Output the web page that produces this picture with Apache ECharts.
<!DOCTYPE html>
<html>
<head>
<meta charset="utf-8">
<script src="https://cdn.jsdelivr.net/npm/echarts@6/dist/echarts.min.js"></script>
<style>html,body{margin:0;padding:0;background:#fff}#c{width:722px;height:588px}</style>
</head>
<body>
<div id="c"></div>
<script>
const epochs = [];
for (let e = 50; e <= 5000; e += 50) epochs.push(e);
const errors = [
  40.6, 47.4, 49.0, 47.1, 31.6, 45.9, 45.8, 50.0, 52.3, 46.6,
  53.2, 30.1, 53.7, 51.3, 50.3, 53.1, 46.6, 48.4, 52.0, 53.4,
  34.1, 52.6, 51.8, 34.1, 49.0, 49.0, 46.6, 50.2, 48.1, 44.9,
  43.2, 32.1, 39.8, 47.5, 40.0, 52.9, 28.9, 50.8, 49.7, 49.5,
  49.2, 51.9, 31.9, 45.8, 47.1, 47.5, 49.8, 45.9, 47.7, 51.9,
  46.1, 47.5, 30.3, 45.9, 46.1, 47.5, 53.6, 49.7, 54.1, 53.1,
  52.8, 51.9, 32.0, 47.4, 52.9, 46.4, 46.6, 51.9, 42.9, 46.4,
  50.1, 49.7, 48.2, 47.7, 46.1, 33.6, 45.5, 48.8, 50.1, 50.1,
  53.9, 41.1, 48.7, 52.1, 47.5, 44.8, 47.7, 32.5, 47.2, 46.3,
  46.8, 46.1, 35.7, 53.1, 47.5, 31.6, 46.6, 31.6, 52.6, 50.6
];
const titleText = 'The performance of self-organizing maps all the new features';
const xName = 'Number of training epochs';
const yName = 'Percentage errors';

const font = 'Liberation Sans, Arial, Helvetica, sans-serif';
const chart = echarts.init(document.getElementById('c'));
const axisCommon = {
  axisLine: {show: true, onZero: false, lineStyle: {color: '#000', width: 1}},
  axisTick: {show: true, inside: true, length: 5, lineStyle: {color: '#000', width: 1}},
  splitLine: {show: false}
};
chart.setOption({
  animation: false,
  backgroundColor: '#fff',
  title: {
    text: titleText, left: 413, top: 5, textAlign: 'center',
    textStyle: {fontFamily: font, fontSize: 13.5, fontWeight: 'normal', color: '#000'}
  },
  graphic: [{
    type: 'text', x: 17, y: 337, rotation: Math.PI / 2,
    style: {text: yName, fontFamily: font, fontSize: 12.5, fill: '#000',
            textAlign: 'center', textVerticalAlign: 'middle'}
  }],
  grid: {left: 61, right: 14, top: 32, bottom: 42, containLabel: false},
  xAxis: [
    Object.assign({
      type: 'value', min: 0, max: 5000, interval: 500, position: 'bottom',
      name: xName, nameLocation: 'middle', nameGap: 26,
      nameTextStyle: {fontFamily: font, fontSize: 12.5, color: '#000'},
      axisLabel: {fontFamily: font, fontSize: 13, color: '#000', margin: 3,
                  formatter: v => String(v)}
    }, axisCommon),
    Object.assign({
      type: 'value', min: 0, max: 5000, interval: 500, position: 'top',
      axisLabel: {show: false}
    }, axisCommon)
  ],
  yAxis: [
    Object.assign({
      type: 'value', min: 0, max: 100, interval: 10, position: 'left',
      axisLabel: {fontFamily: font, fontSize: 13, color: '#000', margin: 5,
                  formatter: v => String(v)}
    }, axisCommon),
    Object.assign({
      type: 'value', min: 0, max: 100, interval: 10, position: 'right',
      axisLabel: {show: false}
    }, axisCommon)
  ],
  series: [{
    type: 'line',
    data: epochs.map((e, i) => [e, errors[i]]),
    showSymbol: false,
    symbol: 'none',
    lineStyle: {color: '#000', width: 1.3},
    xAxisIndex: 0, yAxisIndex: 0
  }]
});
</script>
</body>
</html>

PROBLEM DETAILS |
Reproduce the material above without altering a single character.

RESULT OF THE EXERCISE |
Output the web page that produces this picture with Apache ECharts.
<!DOCTYPE html>
<html>
<head>
<meta charset="utf-8">
<script src="https://cdn.jsdelivr.net/npm/echarts@6/dist/echarts.min.js"></script>
<style>html,body{margin:0;padding:0;background:#fff}#c{width:722px;height:588px}</style>
</head>
<body>
<div id="c"></div>
<script>
const epochs = [];
for (let e = 50; e <= 5000; e += 50) epochs.push(e);
const errors = [
  40.6, 47.4, 49.0, 47.1, 31.6, 45.9, 45.8, 50.0, 52.3, 46.6,
  53.2, 30.1, 53.7, 51.3, 50.3, 53.1, 46.6, 48.4, 52.0, 53.4,
  34.1, 52.6, 51.8, 34.1, 49.0, 49.0, 46.6, 50.2, 48.1, 44.9,
  43.2, 32.1, 39.8, 47.5, 40.0, 52.9, 28.9, 50.8, 49.7, 49.5,
  49.2, 51.9, 31.9, 45.8, 47.1, 47.5, 49.8, 45.9, 47.7, 51.9,
  46.1, 47.5, 30.3, 45.9, 46.1, 47.5, 53.6, 49.7, 54.1, 53.1,
  52.8, 51.9, 32.0, 47.4, 52.9, 46.4, 46.6, 51.9, 42.9, 46.4,
  50.1, 49.7, 48.2, 47.7, 46.1, 33.6, 45.5, 48.8, 50.1, 50.1,
  53.9, 41.1, 48.7, 52.1, 47.5, 44.8, 47.7, 32.5, 47.2, 46.3,
  46.8, 46.1, 35.7, 53.1, 47.5, 31.6, 46.6, 31.6, 52.6, 50.6
];
const titleText = 'The performance of self-organizing maps all the new features';
const xName = 'Number of training epochs';
const yName = 'Percentage errors';

const font = 'Liberation Sans, Arial, Helvetica, sans-serif';
const chart = echarts.init(document.getElementById('c'));
const axisCommon = {
  axisLine: {show: true, onZero: false, lineStyle: {color: '#000', width: 1}},
  axisTick: {show: true, inside: true, length: 5, lineStyle: {color: '#000', width: 1}},
  splitLine: {show: false}
};
chart.setOption({
  animation: false,
  backgroundColor: '#fff',
  title: {
    text: titleText, left: 413, top: 5, textAlign: 'center',
    textStyle: {fontFamily: font, fontSize: 13.5, fontWeight: 'normal', color: '#000'}
  },
  graphic: [{
    type: 'text', x: 17, y: 337, rotation: Math.PI / 2,
    style: {text: yName, fontFamily: font, fontSize: 12.5, fill: '#000',
            textAlign: 'center', textVerticalAlign: 'middle'}
  }],
  grid: {left: 61, right: 14, top: 32, bottom: 42, containLabel: false},
  xAxis: [
    Object.assign({
      type: 'value', min: 0, max: 5000, interval: 500, position: 'bottom',
      name: xName, nameLocation: 'middle', nameGap: 26,
      nameTextStyle: {fontFamily: font, fontSize: 12.5, color: '#000'},
      axisLabel: {fontFamily: font, fontSize: 13, color: '#000', margin: 3,
                  formatter: v => String(v)}
    }, axisCommon),
    Object.assign({
      type: 'value', min: 0, max: 5000, interval: 500, position: 'top',
      axisLabel: {show: false}
    }, axisCommon)
  ],
  yAxis: [
    Object.assign({
      type: 'value', min: 0, max: 100, interval: 10, position: 'left',
      axisLabel: {fontFamily: font, fontSize: 13, color: '#000', margin: 5,
                  formatter: v => String(v)}
    }, axisCommon),
    Object.assign({
      type: 'value', min: 0, max: 100, interval: 10, position: 'right',
      axisLabel: {show: false}
    }, axisCommon)
  ],
  series: [{
    type: 'line',
    data: epochs.map((e, i) => [e, errors[i]]),
    showSymbol: false,
    symbol: 'none',
    lineStyle: {color: '#000', width: 1.3},
    xAxisIndex: 0, yAxisIndex: 0
  }]
});
</script>
</body>
</html>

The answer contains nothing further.